The “Paste as Human Typing” feature also mimics natural typing patterns, avoiding bot detectors on sensitive platforms. For more technical VAs, Incogniton supports Selenium and Puppeteer integration, enabling custom automated workflows for tasks like form submissions, data scraping, or daily check‑ins.
Secure Team Collaboration
Many virtual assistants work as part of an agency. Incogniton’s shared workspaces allow an admin VA or agency owner to create profiles and assign granular access permissions to other team members. For example, a senior VA might give a junior assistant access only to specific social media profiles while restricting access to ad accounts. All actions are logged, and sharing individual login credentials becomes a thing of the past. This centralized yet secure approach is exactly what growing VA businesses need to maintain control while delegating tasks.
How to Get Started with Incogniton as a Virtual Assistant
Getting up and running takes minutes, not days — no technical background required.
Step 1: Create your free account
Sign up at incogniton.com. Every account includes 10 fully functional free profiles — no credit card needed. This is enough to onboard your first few clients and prove the workflow before committing to a paid plan.
Step 2: Set up your first client profile
Click "New Profile," name it after your client, and choose your operating system and browser version. Incogniton will auto-generate a realistic fingerprint. You don't need to adjust anything manually to start.
Step 3: Attach a proxy
In the profile settings, enter your proxy credentials (host, port, username, password). For professional use, stick to residential or mobile proxies — they're far less likely to be flagged than datacenter IPs. Incogniton will verify the connection before you launch.

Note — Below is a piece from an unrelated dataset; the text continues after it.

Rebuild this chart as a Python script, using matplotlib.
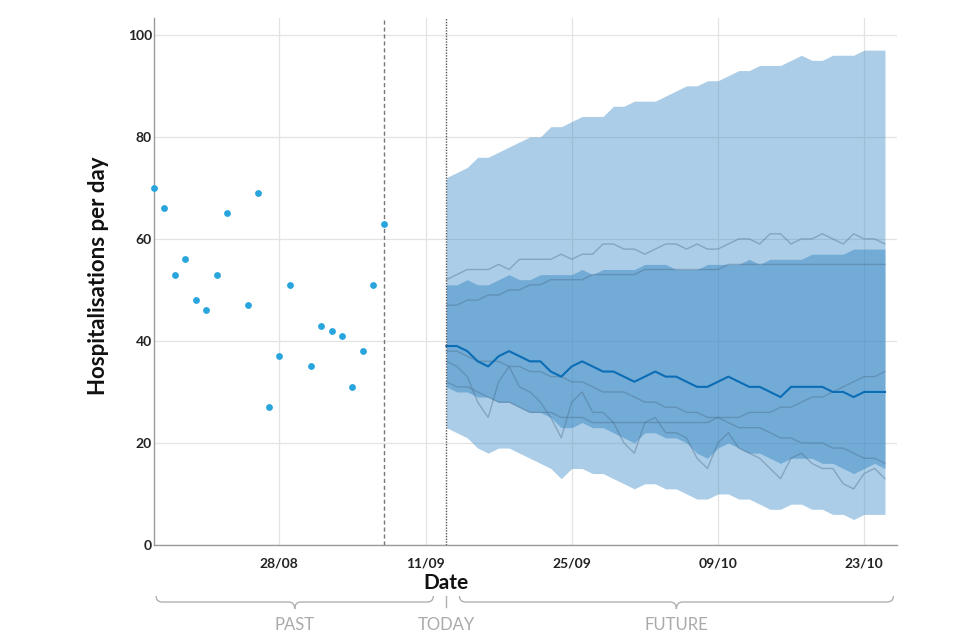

Step 4: Log in and save your session
Open the profile, log into the client's account as normal, then close the profile. Incogniton saves the session automatically. Next time you open it, you're already logged in.
Step 5: Repeat and scale
Create a profile for every client account. Once your setup is in place, managing 10, 20, or 50 clients follows the exact same process; just open the relevant profile and work.